Arizona Goes After Teens Who Text and Drive with New Law
What can be done about the ever-worsening distracted driving problem? Should laws be strengthened? Should all auto insurance companies force policyholders to use apps which monitor their phone use while driving? Maybe distracted driving should be a larger part of driver’s ed courses. Who knows? One thing’s for sure, though: something needs to be done. To try and cut down on rates of distracted driving, many states have begun strengthening the laws and penalties distracted drivers face if caught. In Arizona, a new law concerning in-car phone use goes into effect this week specifically targeting teen drivers. Is this only a problem among teen drivers, though?

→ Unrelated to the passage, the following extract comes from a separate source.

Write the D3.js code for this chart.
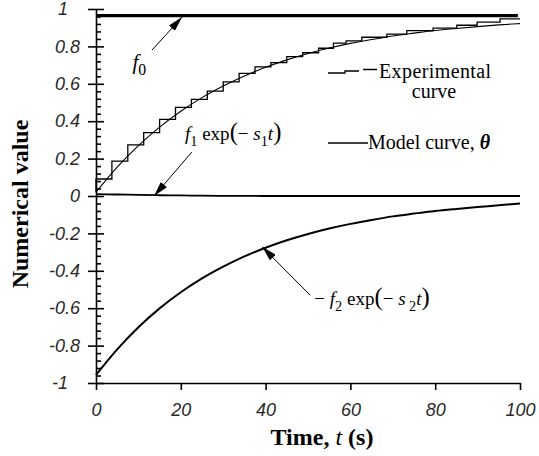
<!DOCTYPE html>
<html>
<head>
<meta charset="utf-8">
<script src="https://cdn.jsdelivr.net/npm/d3@7"></script>
<style>
body { margin: 0; background: #fff; }
svg { display: block; background: #fff; }
.tick text { font-family: "Liberation Sans", Arial, sans-serif; font-style: italic; font-size: 18px; fill: #2a2a2a; }
.serif { font-family: "Liberation Serif", "Times New Roman", serif; fill: #000; }
</style>
</head>
<body>
<script>
// time grid (s) for the smooth curves
const times = [0, 5, 10, 15, 20, 25, 30, 35, 40, 45, 50, 55, 60, 65, 70, 75, 80, 85, 90, 95, 100];
// f1 exp(-s1 t), sits just above zero
const f1Values = [0.01, 0.008, 0.006, 0.004, 0.003, 0.002, 0.001, 0.001, 0, 0, 0, 0, 0, 0, 0, 0, 0, 0, 0, 0, 0];
// -f2 exp(-s2 t)
const f2Values = [-0.957, -0.820, -0.702, -0.601, -0.515, -0.441, -0.378, -0.323, -0.277, -0.237, -0.203,
                  -0.174, -0.149, -0.128, -0.109, -0.094, -0.080, -0.069, -0.059, -0.050, -0.040];
// model curve theta
const modelValues = [0.020, 0.154, 0.269, 0.368, 0.453, 0.526, 0.588, 0.642, 0.688, 0.728, 0.762,
                     0.791, 0.816, 0.837, 0.856, 0.871, 0.885, 0.896, 0.906, 0.915, 0.922];
const f0Value = 0.965;
// experimental staircase (value held up to each time)
const expTimes = [0, 3.75, 7.5, 11.25, 15, 18.75, 22.5, 26.25, 30, 33.75, 37.5, 41.25, 45, 48.75,
                  52.5, 56, 59, 62.7, 68.6, 73.3, 79.5, 85.1, 89.9, 95.3, 100];
const expValues = [0.02, 0.091, 0.187, 0.273, 0.339, 0.41, 0.474, 0.517, 0.561, 0.61, 0.656, 0.69, 0.713, 0.745,
                   0.766, 0.79, 0.818, 0.83, 0.849, 0.866, 0.884, 0.898, 0.913, 0.93, 0.947];

const xTicks = [0, 20, 40, 60, 80, 100];
const yTicks = [-1, -0.8, -0.6, -0.4, -0.2, 0, 0.2, 0.4, 0.6, 0.8, 1];
const yTickLabels = ["-1", "-0.8", "-0.6", "-0.4", "-0.2", "0", "0.2", "0.4", "0.6", "0.8", "1"];

function ResponseChart() {
    let obj = {};
    const width = 539, height = 456;
    const plot = {left: 96, right: 520, top: 9, bottom: 383};
    let svg, x, y;

    obj.setUpChart = () => {
        obj.createSvg();
        obj.createScales();
        obj.createAxes();
        obj.createCurves();
        obj.createLabels();
    }

    obj.createSvg = () => {
        svg = d3.select("body").append("svg")
            .attr("width", width)
            .attr("height", height);

        // arrow head used by the annotations
        svg.append("defs").append("marker")
            .attr("id", "head")
            .attr("markerUnits", "userSpaceOnUse")
            .attr("markerWidth", 15).attr("markerHeight", 8)
            .attr("refX", 15).attr("refY", 4)
            .attr("orient", "auto")
            .append("path").attr("d", "M0,0 L15,4 L0,8 Z").attr("fill", "#000");
    }

    obj.createScales = () => {
        x = d3.scaleLinear().domain([0, 100]).range([plot.left, plot.right]);
        y = d3.scaleLinear().domain([-1, 1]).range([plot.bottom, plot.top]);
    }

    obj.createAxes = () => {
        svg.append("g")
            .attr("transform", "translate(0," + plot.bottom + ")")
            .call(d3.axisBottom(x).tickValues(xTicks).tickSize(7).tickSizeOuter(0)
                .tickPadding(13).tickFormat(d => d));

        const yAxis = svg.append("g")
            .attr("transform", "translate(" + plot.left + ",0)")
            .call(d3.axisLeft(y).tickValues(yTicks).tickSize(8).tickSizeOuter(0)
                .tickPadding(8).tickFormat((d, i) => yTickLabels[i]));
        // the whole numbers sit a bit further left
        yAxis.selectAll(".tick text").filter(d => Math.abs(d) === 1).attr("x", -28);

        // major ticks cross the axis, minor ticks on the inside only
        svg.append("g")
            .attr("transform", "translate(" + plot.left + ",0)")
            .call(d3.axisRight(y).tickValues(yTicks).tickSize(8).tickFormat(""))
            .call(g => g.select(".domain").remove());
        const minor = d3.range(-25, 26).map(k => k * 0.04).filter(v => Math.abs(v * 5 - Math.round(v * 5)) > 1e-6);
        svg.append("g")
            .attr("transform", "translate(" + plot.left + ",0)")
            .call(d3.axisRight(y).tickValues(minor).tickSize(5).tickFormat(""))
            .call(g => g.select(".domain").remove());

        svg.selectAll(".domain, .tick line").attr("stroke", "#000").attr("stroke-width", 1.6);
    }

    obj.createCurves = () => {
        const smooth = d3.line().x(d => x(d[0])).y(d => y(d[1])).curve(d3.curveMonotoneX);

        // f0 level
        svg.append("path")
            .datum([[0, f0Value], [99.5, f0Value]])
            .attr("d", smooth).attr("fill", "none")
            .attr("stroke", "#000").attr("stroke-width", 3.2);

        svg.append("path")
            .datum(times.map((t, i) => [t, f1Values[i]]))
            .attr("d", smooth).attr("fill", "none")
            .attr("stroke", "#000").attr("stroke-width", 1.8);

        svg.append("path")
            .datum(times.map((t, i) => [t, f2Values[i]]))
            .attr("d", smooth).attr("fill", "none")
            .attr("stroke", "#000").attr("stroke-width", 2);

        svg.append("path")
            .datum(times.map((t, i) => [t, modelValues[i]]))
            .attr("d", smooth).attr("fill", "none")
            .attr("stroke", "#000").attr("stroke-width", 1.1);

        const stairs = d3.line().x(d => x(d[0])).y(d => y(d[1])).curve(d3.curveStepBefore);
        svg.append("path")
            .datum(expTimes.map((t, i) => [t, expValues[i]]))
            .attr("d", stairs).attr("fill", "none")
            .attr("stroke", "#000").attr("stroke-width", 1.3);
    }

    // text with italic and subscript pieces
    function mathText(px, py, size, parts) {
        const txt = svg.append("text").attr("class", "serif")
            .attr("x", px).attr("y", py).attr("font-size", size);
        let shift = 0;
        parts.forEach(p => {
            const sp = txt.append("tspan").text(p.t);
            const want = p.sub ? Math.round(size * 0.3) : 0;
            if (want !== shift) { sp.attr("dy", want - shift); shift = want; }
            if (p.i) sp.attr("font-style", "italic");
            if (p.b) sp.attr("font-weight", "bold");
            if (p.sub) sp.attr("font-size", size * 0.75);
            if (p.big) sp.attr("font-size", size * 1.3);
        });
        return txt;
    }

    function arrow(from, to) {
        svg.append("line")
            .attr("x1", x(from[0])).attr("y1", y(from[1]))
            .attr("x2", x(to[0])).attr("y2", y(to[1]))
            .attr("stroke", "#000").attr("stroke-width", 1)
            .attr("marker-end", "url(#head)");
    }

    obj.createLabels = () => {
        // f0
        mathText(x(8.6), y(0.68), 21, [{t: "f", i: true}, {t: "0", sub: true}]);
        arrow([13.2, 0.78], [20.3, 0.957]);

        // f1 exp(-s1 t)
        mathText(x(21), y(0.30), 19, [{t: "f", i: true}, {t: "1", sub: true}, {t: " exp"},
            {t: "(", big: true}, {t: "\u2212 "}, {t: "s", i: true}, {t: "1", sub: true},
            {t: "t", i: true}, {t: ")", big: true}]);
        arrow([22.6, 0.235], [13.7, 0.0]);

        // -f2 exp(-s2 t)
        mathText(x(51.5), y(-0.585), 19, [{t: "\u2212 "}, {t: "f", i: true}, {t: "2", sub: true},
            {t: " exp"}, {t: "(", big: true}, {t: "\u2212 "}, {t: "s", i: true}, {t: " 2", sub: true},
            {t: "t", i: true}, {t: ")", big: true}]);
        arrow([50.5, -0.53], [39.2, -0.272]);

        // legend: experimental curve
        const lx = 328;
        svg.append("path")
            .attr("d", "M" + lx + ",73 H" + (lx + 17) + " V71 H" + (lx + 31) + " M" + (lx + 35) + ",69.5 H" + (lx + 49))
            .attr("fill", "none").attr("stroke", "#000").attr("stroke-width", 1.3);
        svg.append("text").attr("class", "serif").attr("font-size", 20)
            .attr("x", 379).attr("y", 78).attr("letter-spacing", 0.4).text("Experimental");
        svg.append("text").attr("class", "serif").attr("font-size", 20)
            .attr("x", 434).attr("y", 98).attr("text-anchor", "middle").text("curve");

        // legend: model curve
        svg.append("line").attr("x1", lx).attr("x2", lx + 40).attr("y1", 143).attr("y2", 143)
            .attr("stroke", "#000").attr("stroke-width", 1.3);
        mathText(368, 149, 20, [{t: "Model curve,  "}, {t: "\u03b8", i: true, b: true}]);

        // axis titles
        svg.append("text").attr("class", "serif")
            .attr("transform", "translate(28,204) rotate(-90)")
            .attr("text-anchor", "middle").attr("font-size", 24).attr("font-weight", "bold")
            .text("Numerical value");

        const xt = svg.append("text").attr("class", "serif")
            .attr("x", 322).attr("y", 445).attr("text-anchor", "middle")
            .attr("font-size", 24).attr("font-weight", "bold");
        xt.append("tspan").text("Time, ");
        xt.append("tspan").attr("font-style", "italic").attr("font-weight", "normal").text("t");
        xt.append("tspan").text(" (s)");
    }

    return obj;
}

var chart = ResponseChart();
chart.setUpChart();
</script>
</body>
</html>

Definitely not, but it can’t be denied that teens and phones go together like fish and water. Furthermore, teen drivers are less experienced than older drivers and are at risk of developing risky behaviors early. This new law targets Graduated Driver’s License (GDL) holders, which are most often teens. In Arizona, drivers between 16 and 18 years of age are issued these GDLs which are essentially provisional licenses which require the legal consent of a parental or legal guardian.

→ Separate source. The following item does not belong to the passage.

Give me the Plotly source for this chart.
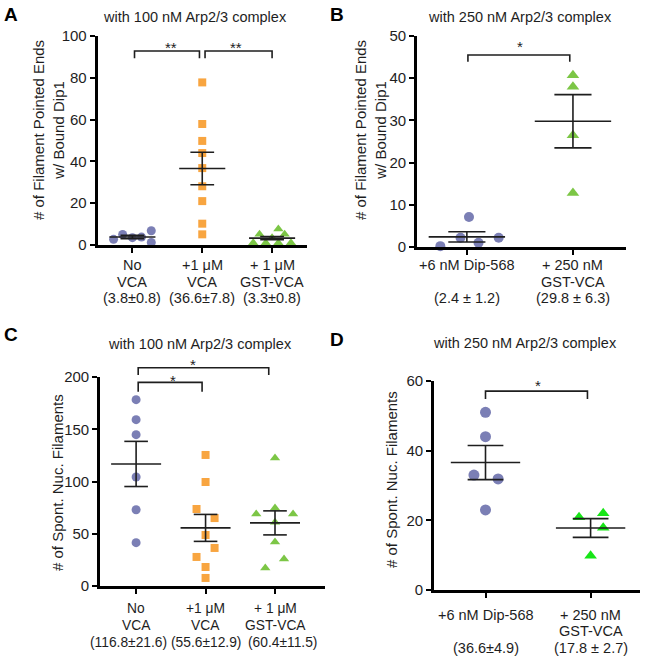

The new “Wireless Communication Restrictions” prohibit GDL holders from using any wireless communication technology – phones and other mobile devices – except in the event of an emergency or when using audible turn-by-turn navigation systems. If caught using their phones, GDL holders face fines and extensions of their provisional GDL period.
“GDL laws are about protecting teen drivers, giving them time to develop their driving skills in low-risk settings,” says Michelle Donati, spokeswoman for AAA Arizona. “Our hope is that (the new law) will spark a new dialogue about road safety with families and ultimately create safer roads for everyone.”
It must be noted that this law is only subject to secondary enforcement, meaning drivers can’t be pulled over for phone use alone and must be stopped due to another infraction. Is this new Arizona law too lenient, strict enough, or does it go too far?